- _WHAT THE TASK REQUIRES_: Extract the first line of the entries below and every line after it up to the one containing "const xTicks = [-1, 0, 1, 2];", both kept. Pictures are excluded.

[SUPPLIED MATERIAL start]

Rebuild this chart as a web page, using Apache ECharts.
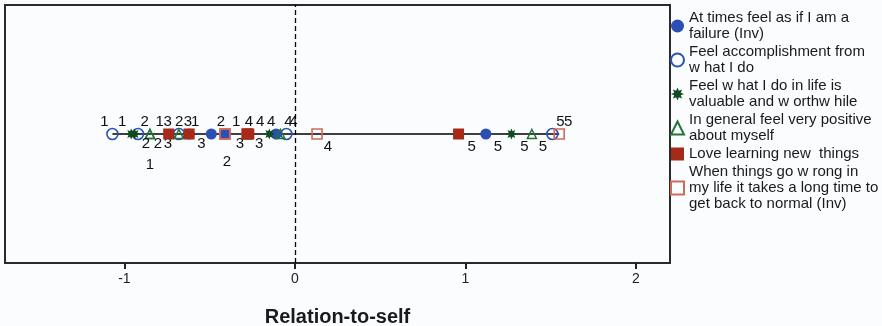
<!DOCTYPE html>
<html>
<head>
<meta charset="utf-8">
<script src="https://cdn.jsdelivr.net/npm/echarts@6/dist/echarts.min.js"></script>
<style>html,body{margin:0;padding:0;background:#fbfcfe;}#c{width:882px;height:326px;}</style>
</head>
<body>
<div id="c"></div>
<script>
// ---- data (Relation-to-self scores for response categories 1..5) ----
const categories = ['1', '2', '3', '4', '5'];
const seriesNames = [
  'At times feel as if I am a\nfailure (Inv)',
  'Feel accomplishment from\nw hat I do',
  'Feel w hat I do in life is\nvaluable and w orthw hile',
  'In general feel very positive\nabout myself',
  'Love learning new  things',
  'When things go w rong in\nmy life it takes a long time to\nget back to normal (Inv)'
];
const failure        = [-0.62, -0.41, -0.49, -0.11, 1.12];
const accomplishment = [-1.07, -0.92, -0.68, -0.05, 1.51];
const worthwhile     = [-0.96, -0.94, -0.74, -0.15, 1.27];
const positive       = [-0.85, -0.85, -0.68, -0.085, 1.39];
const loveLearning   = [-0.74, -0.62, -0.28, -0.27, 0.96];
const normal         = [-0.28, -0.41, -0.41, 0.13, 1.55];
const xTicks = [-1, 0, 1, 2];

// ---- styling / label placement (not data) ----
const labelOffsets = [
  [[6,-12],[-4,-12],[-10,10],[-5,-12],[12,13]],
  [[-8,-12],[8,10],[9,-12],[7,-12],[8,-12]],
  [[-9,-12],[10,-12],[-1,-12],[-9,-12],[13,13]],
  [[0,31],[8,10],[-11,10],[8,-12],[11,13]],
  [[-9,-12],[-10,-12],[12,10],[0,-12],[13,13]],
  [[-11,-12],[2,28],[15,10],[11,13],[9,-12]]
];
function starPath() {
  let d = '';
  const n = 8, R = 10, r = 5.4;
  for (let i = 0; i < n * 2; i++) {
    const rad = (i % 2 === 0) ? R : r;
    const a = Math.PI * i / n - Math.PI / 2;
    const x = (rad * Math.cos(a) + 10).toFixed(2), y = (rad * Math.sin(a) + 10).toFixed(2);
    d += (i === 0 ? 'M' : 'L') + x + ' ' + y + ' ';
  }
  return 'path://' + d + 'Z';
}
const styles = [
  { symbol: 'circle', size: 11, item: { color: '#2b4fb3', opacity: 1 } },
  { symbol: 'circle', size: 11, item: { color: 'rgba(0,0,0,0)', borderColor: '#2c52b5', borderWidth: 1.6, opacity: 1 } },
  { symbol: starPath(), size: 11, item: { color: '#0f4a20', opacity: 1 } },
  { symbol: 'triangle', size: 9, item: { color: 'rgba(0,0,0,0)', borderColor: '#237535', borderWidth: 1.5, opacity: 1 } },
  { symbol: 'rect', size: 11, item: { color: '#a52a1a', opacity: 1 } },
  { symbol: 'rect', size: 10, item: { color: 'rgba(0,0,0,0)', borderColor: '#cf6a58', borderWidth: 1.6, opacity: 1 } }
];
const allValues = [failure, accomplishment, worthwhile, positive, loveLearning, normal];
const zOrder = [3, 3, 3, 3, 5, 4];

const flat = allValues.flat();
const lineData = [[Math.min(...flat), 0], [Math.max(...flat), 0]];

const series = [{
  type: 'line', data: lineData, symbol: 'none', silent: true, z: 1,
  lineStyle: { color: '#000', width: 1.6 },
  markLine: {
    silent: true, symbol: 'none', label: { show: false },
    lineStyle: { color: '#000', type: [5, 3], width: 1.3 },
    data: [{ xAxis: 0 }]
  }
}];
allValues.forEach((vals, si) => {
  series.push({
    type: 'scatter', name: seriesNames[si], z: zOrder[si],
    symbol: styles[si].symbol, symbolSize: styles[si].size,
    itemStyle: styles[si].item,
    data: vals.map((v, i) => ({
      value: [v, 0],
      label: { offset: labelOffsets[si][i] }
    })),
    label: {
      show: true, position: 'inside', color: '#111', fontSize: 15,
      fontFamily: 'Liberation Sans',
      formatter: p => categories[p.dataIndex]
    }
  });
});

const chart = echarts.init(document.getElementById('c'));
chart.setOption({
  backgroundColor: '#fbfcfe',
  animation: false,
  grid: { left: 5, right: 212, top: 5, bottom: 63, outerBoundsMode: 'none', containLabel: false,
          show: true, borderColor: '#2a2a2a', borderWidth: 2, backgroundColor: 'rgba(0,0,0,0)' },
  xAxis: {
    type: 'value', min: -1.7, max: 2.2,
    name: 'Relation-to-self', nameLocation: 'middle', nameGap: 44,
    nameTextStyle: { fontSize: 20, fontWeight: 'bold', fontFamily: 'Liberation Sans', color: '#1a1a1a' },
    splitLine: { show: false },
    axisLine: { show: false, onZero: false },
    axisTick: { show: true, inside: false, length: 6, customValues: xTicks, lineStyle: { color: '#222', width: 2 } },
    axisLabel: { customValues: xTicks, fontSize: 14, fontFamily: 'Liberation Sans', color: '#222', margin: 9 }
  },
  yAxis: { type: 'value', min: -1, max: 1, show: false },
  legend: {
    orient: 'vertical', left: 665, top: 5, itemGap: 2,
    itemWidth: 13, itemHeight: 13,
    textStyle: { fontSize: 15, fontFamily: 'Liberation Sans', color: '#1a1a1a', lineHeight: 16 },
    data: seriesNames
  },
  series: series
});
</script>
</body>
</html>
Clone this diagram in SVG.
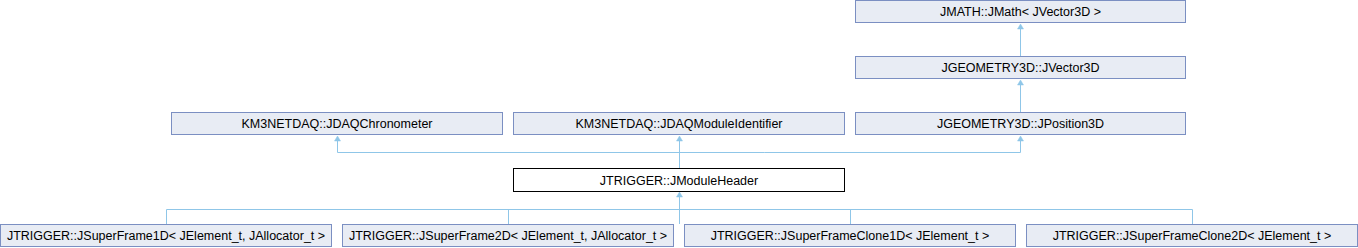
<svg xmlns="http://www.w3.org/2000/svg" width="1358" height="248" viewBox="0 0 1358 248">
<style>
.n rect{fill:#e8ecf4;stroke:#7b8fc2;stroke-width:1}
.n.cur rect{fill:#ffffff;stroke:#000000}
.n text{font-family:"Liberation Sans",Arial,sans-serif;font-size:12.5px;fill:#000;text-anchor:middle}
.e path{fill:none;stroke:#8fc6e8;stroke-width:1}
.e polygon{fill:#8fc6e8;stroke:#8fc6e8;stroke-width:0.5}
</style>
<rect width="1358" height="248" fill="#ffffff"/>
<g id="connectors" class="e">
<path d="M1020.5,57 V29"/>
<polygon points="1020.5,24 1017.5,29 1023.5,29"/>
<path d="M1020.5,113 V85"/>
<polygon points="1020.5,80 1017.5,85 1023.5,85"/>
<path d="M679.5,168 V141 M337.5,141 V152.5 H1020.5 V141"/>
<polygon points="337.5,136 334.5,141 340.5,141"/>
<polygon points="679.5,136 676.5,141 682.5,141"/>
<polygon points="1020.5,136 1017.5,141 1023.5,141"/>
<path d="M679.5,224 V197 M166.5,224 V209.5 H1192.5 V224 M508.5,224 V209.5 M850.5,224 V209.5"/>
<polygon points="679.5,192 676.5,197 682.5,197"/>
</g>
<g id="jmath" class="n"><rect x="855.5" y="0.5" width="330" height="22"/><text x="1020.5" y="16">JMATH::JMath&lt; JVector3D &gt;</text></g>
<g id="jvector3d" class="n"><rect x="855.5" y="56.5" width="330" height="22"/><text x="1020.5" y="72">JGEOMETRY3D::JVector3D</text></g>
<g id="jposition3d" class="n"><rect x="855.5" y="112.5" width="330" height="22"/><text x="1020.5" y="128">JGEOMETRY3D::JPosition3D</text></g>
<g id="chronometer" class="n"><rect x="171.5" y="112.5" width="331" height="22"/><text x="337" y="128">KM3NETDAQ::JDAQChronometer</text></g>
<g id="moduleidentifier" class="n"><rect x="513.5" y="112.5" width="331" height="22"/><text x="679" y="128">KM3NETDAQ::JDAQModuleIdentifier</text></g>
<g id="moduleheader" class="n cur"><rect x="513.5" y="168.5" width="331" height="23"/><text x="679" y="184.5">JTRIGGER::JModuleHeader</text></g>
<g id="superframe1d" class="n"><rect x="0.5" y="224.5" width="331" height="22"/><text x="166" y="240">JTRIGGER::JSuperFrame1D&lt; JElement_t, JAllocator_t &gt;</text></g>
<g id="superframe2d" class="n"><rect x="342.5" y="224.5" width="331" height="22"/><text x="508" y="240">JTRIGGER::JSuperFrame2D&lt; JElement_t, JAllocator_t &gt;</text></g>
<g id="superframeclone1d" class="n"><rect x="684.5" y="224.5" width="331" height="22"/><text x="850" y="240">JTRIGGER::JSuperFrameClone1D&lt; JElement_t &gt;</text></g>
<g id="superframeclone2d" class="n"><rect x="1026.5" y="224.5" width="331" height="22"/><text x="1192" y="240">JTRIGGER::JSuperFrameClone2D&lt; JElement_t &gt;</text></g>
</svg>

[SUPPLIED MATERIAL end]

- _FINAL ANSWER_:
Rebuild this chart as a web page, using Apache ECharts.
<!DOCTYPE html>
<html>
<head>
<meta charset="utf-8">
<script src="https://cdn.jsdelivr.net/npm/echarts@6/dist/echarts.min.js"></script>
<style>html,body{margin:0;padding:0;background:#fbfcfe;}#c{width:882px;height:326px;}</style>
</head>
<body>
<div id="c"></div>
<script>
// ---- data (Relation-to-self scores for response categories 1..5) ----
const categories = ['1', '2', '3', '4', '5'];
const seriesNames = [
  'At times feel as if I am a\nfailure (Inv)',
  'Feel accomplishment from\nw hat I do',
  'Feel w hat I do in life is\nvaluable and w orthw hile',
  'In general feel very positive\nabout myself',
  'Love learning new  things',
  'When things go w rong in\nmy life it takes a long time to\nget back to normal (Inv)'
];
const failure        = [-0.62, -0.41, -0.49, -0.11, 1.12];
const accomplishment = [-1.07, -0.92, -0.68, -0.05, 1.51];
const worthwhile     = [-0.96, -0.94, -0.74, -0.15, 1.27];
const positive       = [-0.85, -0.85, -0.68, -0.085, 1.39];
const loveLearning   = [-0.74, -0.62, -0.28, -0.27, 0.96];
const normal         = [-0.28, -0.41, -0.41, 0.13, 1.55];
const xTicks = [-1, 0, 1, 2];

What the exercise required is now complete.